TORONTO — There was a moment, an unsuspected punch to the gut, where Team Canada faced the slightest bit of adversity for the first time in the World Cup of Hockey.
It didn’t feel like a legitimate surge, considering Team Russia went nearly the first 10 minutes of the second period without a shot before scoring on Carey Price, but Canada was nonetheless trailing on Saturday night.
And it took Brad Marchand only 72 seconds to respond.
“I think that was big. We felt like we were controlling the play and doing a lot of good things and we were down 2-1,” Sidney Crosby said of Marchand’s goal, the one he orchestrated. “The way we were playing, we believed we were going to score. But anything can happen sometimes, so it was good to get that.”
Marchand struck again in the opening two minutes of the third period, breaking a tie with a goal that simultaneously removed any fantasies of a Russian upset, and pushed Team Canada to a methodical 5-3 victory at Air Canada Centre.
Team Canada will face the winner of Sunday’s other semifinal between Team Europe and Team Sweden in a best-of-three final series for the World Cup of Hockey.
What makes Team Canada special - aside from Crosby, who now leads the tournament with seven points - is that their roster is stacked with relentless champions.
If it’s not Crosby throwing the dagger, like he did when he opened the scoring for the third time in Canada’s four games, it is Corey Perry pumping in the insurance goal. Perry, who has won two Olympic gold medals, a World Championship, a World Junior Championship, and a Memorial Cup in addition to a Stanley Cup and Hart Trophy, was a late injury replacement on this roster.
Think about that for one second. That is why Team Canada has now won 14 straight best-on-best international contests dating back to the 2010 Vancouver Olympics.
Marchand, a 37-goal scorer in the NHL last season, was originally panned as a possible selection for Team Canada because many thought he couldn’t keep up with the skill. This is a player who scored twice in a Game 7 of the 2011 Stanley Cup final in Vancouver.
“I think that it's been a whirlwind here being part of a group like this and at this level has been special,” Marchand said. “I’m still trying to take it all in. It’s been a blast.”

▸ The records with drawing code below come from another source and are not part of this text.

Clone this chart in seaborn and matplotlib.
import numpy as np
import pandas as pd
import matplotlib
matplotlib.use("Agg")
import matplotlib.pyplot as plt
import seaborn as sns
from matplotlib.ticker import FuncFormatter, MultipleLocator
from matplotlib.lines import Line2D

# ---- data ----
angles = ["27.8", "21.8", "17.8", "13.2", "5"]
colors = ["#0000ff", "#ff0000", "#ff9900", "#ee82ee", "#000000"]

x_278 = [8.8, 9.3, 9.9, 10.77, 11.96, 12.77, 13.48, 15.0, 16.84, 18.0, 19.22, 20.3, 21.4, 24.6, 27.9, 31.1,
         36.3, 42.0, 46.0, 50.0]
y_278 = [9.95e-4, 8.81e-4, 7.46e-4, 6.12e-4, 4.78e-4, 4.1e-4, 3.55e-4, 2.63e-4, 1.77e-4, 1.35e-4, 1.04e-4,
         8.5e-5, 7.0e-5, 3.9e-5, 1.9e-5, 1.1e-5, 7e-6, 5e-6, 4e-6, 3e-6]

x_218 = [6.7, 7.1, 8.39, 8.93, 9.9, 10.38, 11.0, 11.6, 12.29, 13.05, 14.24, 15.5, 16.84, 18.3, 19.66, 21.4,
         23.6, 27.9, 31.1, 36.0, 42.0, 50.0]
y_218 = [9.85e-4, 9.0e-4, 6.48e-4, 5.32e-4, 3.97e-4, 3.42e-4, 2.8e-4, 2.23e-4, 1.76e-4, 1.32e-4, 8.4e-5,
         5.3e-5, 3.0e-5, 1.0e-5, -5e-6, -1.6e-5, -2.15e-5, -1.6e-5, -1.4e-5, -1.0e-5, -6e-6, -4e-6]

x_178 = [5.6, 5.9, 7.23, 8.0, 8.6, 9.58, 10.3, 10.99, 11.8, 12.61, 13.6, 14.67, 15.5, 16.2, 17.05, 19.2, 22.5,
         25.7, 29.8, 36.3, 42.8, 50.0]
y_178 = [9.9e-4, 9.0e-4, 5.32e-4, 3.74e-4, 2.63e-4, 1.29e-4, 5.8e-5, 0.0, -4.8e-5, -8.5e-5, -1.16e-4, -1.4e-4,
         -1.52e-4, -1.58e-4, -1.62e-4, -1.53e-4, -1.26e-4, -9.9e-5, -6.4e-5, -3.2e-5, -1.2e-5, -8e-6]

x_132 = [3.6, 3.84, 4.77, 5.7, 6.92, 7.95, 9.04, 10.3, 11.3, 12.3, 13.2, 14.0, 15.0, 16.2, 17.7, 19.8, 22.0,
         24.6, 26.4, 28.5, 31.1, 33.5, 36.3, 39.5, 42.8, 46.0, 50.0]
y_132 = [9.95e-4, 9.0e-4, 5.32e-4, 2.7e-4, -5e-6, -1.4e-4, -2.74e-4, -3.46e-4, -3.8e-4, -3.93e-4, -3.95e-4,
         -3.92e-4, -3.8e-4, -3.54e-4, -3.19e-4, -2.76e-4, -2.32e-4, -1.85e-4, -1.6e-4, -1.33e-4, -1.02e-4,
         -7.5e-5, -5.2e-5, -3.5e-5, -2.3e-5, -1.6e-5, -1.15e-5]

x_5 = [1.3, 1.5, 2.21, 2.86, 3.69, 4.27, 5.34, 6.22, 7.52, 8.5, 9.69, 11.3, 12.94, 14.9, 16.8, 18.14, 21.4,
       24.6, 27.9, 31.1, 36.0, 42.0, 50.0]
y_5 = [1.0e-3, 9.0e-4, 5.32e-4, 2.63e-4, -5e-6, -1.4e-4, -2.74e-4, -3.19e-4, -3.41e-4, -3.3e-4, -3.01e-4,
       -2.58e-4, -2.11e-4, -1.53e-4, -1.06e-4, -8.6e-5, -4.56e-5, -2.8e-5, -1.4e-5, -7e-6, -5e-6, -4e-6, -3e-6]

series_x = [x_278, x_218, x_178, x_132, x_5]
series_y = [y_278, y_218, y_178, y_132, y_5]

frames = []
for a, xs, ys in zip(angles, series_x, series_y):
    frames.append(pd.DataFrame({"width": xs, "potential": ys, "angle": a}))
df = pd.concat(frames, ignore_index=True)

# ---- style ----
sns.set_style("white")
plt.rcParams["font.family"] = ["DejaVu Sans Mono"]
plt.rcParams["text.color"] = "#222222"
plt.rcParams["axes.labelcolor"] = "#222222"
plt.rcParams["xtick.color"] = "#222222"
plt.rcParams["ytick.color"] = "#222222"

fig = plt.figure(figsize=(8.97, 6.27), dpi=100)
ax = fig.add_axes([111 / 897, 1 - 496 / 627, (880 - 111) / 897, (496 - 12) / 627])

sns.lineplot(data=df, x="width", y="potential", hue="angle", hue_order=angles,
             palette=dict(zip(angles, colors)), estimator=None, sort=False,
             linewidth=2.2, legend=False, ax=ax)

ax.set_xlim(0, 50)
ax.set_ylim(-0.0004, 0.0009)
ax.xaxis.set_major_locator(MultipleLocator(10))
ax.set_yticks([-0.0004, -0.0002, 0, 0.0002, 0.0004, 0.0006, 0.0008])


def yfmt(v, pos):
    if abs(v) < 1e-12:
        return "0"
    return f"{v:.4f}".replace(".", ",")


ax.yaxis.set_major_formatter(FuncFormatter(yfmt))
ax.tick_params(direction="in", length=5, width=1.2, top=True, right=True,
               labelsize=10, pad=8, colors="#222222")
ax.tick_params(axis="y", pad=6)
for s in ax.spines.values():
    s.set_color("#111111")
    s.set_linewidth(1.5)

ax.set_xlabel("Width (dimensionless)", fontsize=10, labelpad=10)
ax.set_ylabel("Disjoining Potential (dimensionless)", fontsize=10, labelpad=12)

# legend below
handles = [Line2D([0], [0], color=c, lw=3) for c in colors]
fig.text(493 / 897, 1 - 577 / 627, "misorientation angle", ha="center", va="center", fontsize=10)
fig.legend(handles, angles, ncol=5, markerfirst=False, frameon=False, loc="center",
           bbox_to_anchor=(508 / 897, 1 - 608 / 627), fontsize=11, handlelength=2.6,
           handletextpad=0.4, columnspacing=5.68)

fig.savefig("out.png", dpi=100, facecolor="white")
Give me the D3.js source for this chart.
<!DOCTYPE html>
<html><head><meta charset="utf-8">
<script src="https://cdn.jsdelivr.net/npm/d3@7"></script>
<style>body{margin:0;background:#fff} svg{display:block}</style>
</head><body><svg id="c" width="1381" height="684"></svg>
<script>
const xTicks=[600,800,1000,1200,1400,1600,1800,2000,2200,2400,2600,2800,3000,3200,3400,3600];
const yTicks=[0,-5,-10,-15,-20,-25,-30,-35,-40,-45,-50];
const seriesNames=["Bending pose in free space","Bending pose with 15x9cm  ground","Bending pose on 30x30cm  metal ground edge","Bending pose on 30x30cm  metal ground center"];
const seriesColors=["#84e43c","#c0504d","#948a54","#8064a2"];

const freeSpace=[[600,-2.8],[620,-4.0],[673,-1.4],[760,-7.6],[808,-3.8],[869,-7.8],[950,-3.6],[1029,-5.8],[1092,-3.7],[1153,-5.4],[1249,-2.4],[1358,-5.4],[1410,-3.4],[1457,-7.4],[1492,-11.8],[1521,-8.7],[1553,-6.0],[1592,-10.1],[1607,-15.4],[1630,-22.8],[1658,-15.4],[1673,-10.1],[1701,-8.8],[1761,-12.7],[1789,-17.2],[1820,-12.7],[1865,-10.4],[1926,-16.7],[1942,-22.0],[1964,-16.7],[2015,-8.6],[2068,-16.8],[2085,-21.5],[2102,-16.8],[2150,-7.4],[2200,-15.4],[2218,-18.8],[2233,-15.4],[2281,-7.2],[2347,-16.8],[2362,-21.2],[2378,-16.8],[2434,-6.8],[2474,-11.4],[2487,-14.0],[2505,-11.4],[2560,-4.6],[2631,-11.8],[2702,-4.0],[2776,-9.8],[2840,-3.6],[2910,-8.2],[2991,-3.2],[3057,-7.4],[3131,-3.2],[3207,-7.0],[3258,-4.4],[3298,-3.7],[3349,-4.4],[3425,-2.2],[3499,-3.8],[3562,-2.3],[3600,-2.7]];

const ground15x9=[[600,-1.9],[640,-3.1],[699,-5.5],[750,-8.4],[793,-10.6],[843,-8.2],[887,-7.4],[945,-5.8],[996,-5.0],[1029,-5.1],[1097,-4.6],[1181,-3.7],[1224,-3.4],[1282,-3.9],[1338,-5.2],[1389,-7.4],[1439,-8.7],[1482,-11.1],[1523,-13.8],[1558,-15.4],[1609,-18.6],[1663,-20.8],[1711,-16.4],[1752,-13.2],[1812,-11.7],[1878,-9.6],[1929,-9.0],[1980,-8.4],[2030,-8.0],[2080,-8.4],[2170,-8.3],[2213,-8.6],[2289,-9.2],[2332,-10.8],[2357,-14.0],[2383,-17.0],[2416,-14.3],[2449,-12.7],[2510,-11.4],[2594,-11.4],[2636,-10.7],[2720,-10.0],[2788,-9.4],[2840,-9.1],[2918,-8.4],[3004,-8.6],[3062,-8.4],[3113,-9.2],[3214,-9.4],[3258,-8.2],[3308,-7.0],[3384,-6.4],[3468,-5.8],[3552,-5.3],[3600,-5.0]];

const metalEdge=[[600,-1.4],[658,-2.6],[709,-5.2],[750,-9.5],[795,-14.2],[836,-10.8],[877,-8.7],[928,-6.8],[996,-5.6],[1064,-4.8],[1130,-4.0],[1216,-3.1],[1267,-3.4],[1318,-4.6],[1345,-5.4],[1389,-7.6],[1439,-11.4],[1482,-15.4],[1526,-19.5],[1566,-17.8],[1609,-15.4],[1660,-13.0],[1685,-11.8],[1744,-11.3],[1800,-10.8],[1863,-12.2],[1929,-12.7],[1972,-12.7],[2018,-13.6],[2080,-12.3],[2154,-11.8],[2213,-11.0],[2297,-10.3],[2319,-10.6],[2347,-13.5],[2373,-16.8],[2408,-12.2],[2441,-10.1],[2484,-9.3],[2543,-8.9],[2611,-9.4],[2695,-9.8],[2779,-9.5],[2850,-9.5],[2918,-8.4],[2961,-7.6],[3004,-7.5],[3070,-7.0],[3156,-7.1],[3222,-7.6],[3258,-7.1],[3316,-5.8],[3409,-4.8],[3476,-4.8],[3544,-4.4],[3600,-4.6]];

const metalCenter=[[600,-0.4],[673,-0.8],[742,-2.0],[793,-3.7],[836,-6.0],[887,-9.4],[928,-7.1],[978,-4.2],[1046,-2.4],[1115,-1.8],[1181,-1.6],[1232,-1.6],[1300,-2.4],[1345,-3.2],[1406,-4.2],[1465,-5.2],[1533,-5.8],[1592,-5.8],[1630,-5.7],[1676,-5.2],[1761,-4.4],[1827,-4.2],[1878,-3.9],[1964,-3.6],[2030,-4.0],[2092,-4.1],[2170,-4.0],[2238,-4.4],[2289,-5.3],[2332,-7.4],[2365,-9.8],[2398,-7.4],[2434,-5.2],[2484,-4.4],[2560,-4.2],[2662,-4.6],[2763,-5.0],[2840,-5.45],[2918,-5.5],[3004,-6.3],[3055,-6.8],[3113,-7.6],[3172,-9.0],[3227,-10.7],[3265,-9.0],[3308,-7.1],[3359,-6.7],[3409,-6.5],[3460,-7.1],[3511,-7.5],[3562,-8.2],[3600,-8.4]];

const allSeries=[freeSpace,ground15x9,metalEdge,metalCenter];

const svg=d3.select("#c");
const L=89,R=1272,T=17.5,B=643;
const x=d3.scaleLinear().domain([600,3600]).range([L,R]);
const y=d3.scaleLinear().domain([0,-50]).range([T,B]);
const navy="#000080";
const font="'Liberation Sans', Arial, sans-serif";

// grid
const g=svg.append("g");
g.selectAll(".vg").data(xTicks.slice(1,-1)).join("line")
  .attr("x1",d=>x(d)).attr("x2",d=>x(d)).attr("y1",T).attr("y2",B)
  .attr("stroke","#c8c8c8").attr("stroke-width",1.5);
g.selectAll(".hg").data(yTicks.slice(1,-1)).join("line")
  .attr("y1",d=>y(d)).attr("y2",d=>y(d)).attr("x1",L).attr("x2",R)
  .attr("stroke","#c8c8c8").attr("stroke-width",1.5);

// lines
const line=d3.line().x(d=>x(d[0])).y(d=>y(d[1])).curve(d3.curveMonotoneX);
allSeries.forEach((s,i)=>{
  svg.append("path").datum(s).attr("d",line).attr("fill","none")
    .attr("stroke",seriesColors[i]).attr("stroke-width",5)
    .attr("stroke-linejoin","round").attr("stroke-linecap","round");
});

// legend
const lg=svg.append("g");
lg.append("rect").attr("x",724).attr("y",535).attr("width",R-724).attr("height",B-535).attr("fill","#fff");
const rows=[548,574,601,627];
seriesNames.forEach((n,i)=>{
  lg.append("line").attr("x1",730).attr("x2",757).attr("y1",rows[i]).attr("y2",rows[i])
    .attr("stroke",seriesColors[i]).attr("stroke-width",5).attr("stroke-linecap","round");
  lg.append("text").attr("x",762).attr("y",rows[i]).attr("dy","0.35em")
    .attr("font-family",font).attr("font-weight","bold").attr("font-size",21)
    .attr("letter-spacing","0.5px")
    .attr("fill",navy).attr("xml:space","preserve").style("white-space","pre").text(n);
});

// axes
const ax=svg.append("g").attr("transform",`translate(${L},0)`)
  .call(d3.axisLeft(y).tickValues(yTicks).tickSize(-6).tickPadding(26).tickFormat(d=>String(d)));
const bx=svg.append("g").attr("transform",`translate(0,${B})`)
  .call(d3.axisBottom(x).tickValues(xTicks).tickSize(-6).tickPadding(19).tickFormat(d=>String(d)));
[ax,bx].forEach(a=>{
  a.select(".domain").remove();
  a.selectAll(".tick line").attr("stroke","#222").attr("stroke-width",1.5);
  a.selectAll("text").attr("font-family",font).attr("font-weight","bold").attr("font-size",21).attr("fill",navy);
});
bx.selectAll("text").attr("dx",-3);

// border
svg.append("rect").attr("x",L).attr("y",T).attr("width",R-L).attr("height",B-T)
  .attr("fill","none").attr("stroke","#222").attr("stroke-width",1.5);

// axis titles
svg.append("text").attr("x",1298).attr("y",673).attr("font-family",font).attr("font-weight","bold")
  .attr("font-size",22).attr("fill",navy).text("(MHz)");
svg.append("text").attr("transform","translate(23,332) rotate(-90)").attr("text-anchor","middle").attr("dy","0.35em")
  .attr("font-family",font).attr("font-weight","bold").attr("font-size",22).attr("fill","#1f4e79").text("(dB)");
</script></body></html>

Alex Ovechkin summed up the difference quite succinctly. Ovechkin has never registered a point in four games for Team Russia against Team Canada when facing Crosby.
“They have talented guys, all the guys,” Ovechkin said.
That’s why Mike Babcock felt so confident in his message to the troops during the second intermission.
“There’s no chance they can keep up if we keep doing what we're doing,” Babcock recalled telling his team. “And, that proved to be true.”
With Marchand and Patrice Bergeron, Crosby’s line has accounted for eight goals and 16 points in the four games. Even Babcock is flabbergasted how quickly his entire lineup has generated chemistry. His lines have not varied in four games, other than to give Ryan Getzlaf a night off.
“I don't even know what happened here, but, no, usually it's not like that,” Babcock said. “It's a work in progress and you grind and you grind and you try to make it better. We have had success this far, but let's not get carried away.”
Babcock tried to reign in expectations, but Russia blew the best chance to knock off Team Canada in the World Cup. Anything can happen in a single elimination game. But to beat Canada twice in three games on home ice?
“Definitely,” Sergei Bobrovsky agreed. “We had a good opportunity to beat them tonight, to get through to the final.”
Saturday also marked the official death of the Canada-Russia rivalry on-ice. The players, most of them born well after the 1987 Canada Cup, have little emotional connection to the matchup now other than what they’ve heard or seen on video.
And for there to be an actual rivalry, there needs to be a little back and forth. Canada is now 8-3-2 against Russia in the Canada Cup / World Cup series. And Canada has never looked stronger on the world stage, trailing just 2:41 (1.1 per cent) of the time in this tournament.
“Now we have a chance to compete for the real prize,” Babcock said. “That’s what we have all came for. We have all given up like, I don’t know, three weeks - it seems like four months. We now have an opportunity to have success, but we’re going to be measured on what happens next.”